Hacker News new | ask | show | jobs
by RossBencina 191 days ago
-10ms, no redundant clocks, and they're leaving most of the servers up with that amount of skew. Wow. I am astonished that NIST does not have multiple clocks over multiple distributed sites with robust ability to detect and bypass individual failures.
3 comments

They do have multiple clocks and sites. The primary clock is in Boulder. Only the Maryland time servers are affected, the Colorado ones should be fine. They mention switching to another atomic clock, but that probably has to be setup.

The email explains why they haven't shut down, cause haven't hit the threshold. And talks about maybe shutting them down manually.

> I am astonished that NIST does not have multiple clocks over multiple distributed sites with robust ability to detect and bypass individual failures.

They may not operate redundant clocks at a single site, but ITS redundancy posture[1] doesn't look bad at all:

>> Servers at the Boulder and WWV/Ft. Collins campuses are independent and unaffected.

[1] https://tf.nist.gov/tf-cgi/servers.cgi

> I am astonished that NIST does not have multiple clocks over multiple distributed sites with robust ability to detect and bypass individual failures.

Is this sarcasm? I can't tell.

Per the email:

> Servers at the Boulder and WWV/Ft. Collins campuses are independent and unaffected.

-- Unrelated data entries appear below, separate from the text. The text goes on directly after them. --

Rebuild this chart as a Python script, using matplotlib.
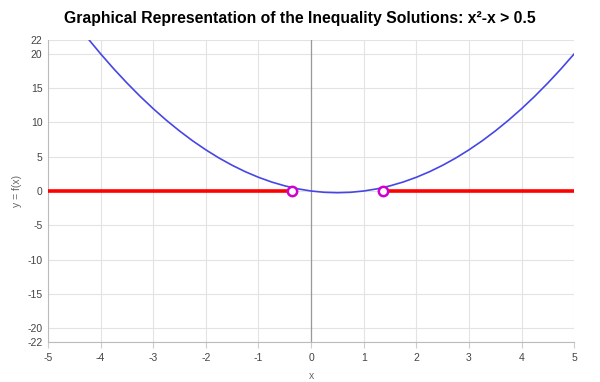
import matplotlib
matplotlib.use('Agg')
import matplotlib.pyplot as plt

plt.rcParams['font.family'] = ['Liberation Sans', 'DejaVu Sans']
plt.rcParams['axes.unicode_minus'] = False

# ── data ──────────────────────────────────────────────
curve_x = [-4.25, -4.0, -3.75, -3.5, -3.25, -3.0, -2.75, -2.5, -2.25, -2.0,
           -1.75, -1.5, -1.25, -1.0, -0.75, -0.5, -0.25, 0.0, 0.25, 0.5,
           0.75, 1.0, 1.25, 1.5, 1.75, 2.0, 2.25, 2.5, 2.75, 3.0,
           3.25, 3.5, 3.75, 4.0, 4.25, 4.5, 4.75, 5.0]
curve_y = [22.31, 20.0, 17.81, 15.75, 13.81, 12.0, 10.31, 8.75, 7.31, 6.0,
           4.81, 3.75, 2.81, 2.0, 1.31, 0.75, 0.31, 0.0, -0.19, -0.25,
           -0.19, 0.0, 0.31, 0.75, 1.31, 2.0, 2.81, 3.75, 4.81, 6.0,
           7.31, 8.75, 10.31, 12.0, 13.81, 15.75, 17.81, 20.0]

# solution intervals on the x axis
left_seg_x = [-5, -0.366]
right_seg_x = [1.366, 5]
roots_x = [-0.366, 1.366]
roots_y = [0, 0]

x_ticks = [-5, -4, -3, -2, -1, 0, 1, 2, 3, 4, 5]
y_ticks = [-22, -20, -15, -10, -5, 0, 5, 10, 15, 20, 22]

# ── plot ──────────────────────────────────────────────
fig = plt.figure(figsize=(6, 3.82), dpi=100)
ax = fig.add_axes([0.08, 0.105, 0.877, 0.79])

ax.grid(True, color='#e3e3e3', linewidth=0.8, zorder=0)
ax.axvline(0, color='#999999', linewidth=0.9, zorder=2)

ax.plot(curve_x, curve_y, color='#4646e6', linewidth=1.2, zorder=3)
ax.plot(left_seg_x, [0, 0], color='#ff0000', linewidth=2.6, zorder=4)
ax.plot(right_seg_x, [0, 0], color='#ff0000', linewidth=2.6, zorder=4)
ax.scatter(roots_x, roots_y, s=45, facecolor='white', edgecolor='#d000d0',
           linewidth=1.8, zorder=5)

ax.set_xlim(-5, 5)
ax.set_ylim(-22, 22)
ax.set_xticks(x_ticks)
ax.set_yticks(y_ticks)
ax.tick_params(labelsize=7.5, colors='#444444', length=0, pad=4)
ax.tick_params(axis='x', length=4, color='#cccccc')

for s in ['top', 'right']:
    ax.spines[s].set_visible(False)
for s in ['left', 'bottom']:
    ax.spines[s].set_color('#bbbbbb')

ax.set_xlabel('x', fontsize=7.5, color='#666666', labelpad=6)
ax.set_ylabel('y = f(x)', fontsize=7.5, color='#666666', labelpad=4)

fig.suptitle('Graphical Representation of the Inequality Solutions: x²-x > 0.5',
             fontsize=11.3, fontweight='bold', x=0.50, y=0.972)

fig.savefig('out.png', dpi=100, facecolor='white')
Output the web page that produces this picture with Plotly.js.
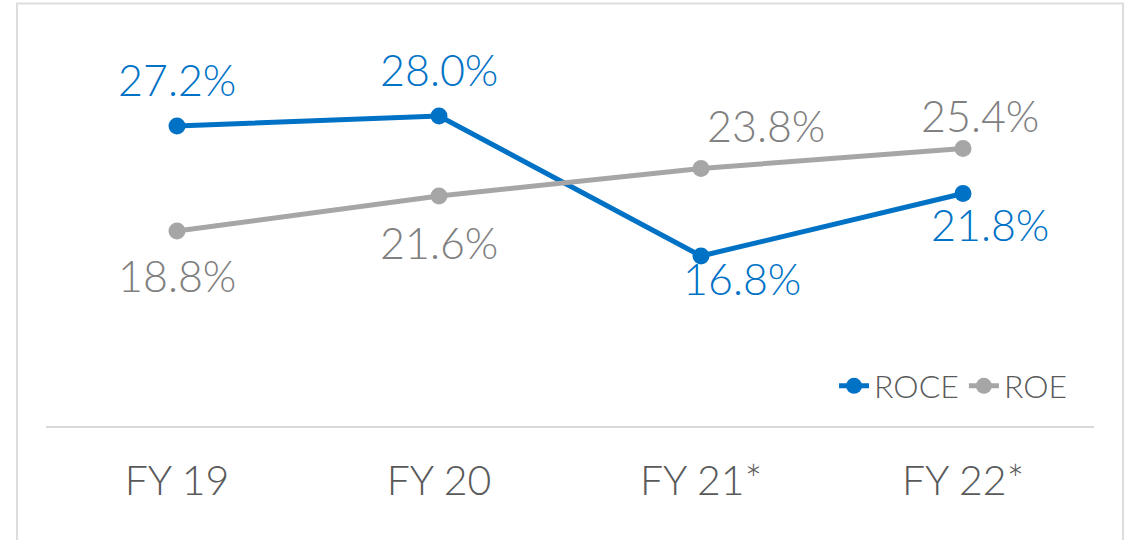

Sorry, maybe I got carried away with the tone. But it is not sarcasm. I genuinely did not realise that the NTP service level was so low. There are two problems raised in the email: There is no on-site redundant fail-over upstream of the NTP servers. All NTP servers at the site were not automatically taken down immediately upon detection of the fault (because some were still, in some sense, within tolerance). This places all of the fault management onto downstream NTP servers. I honestly expected NIST to be running a robust cross-site timebase upstream of NTP.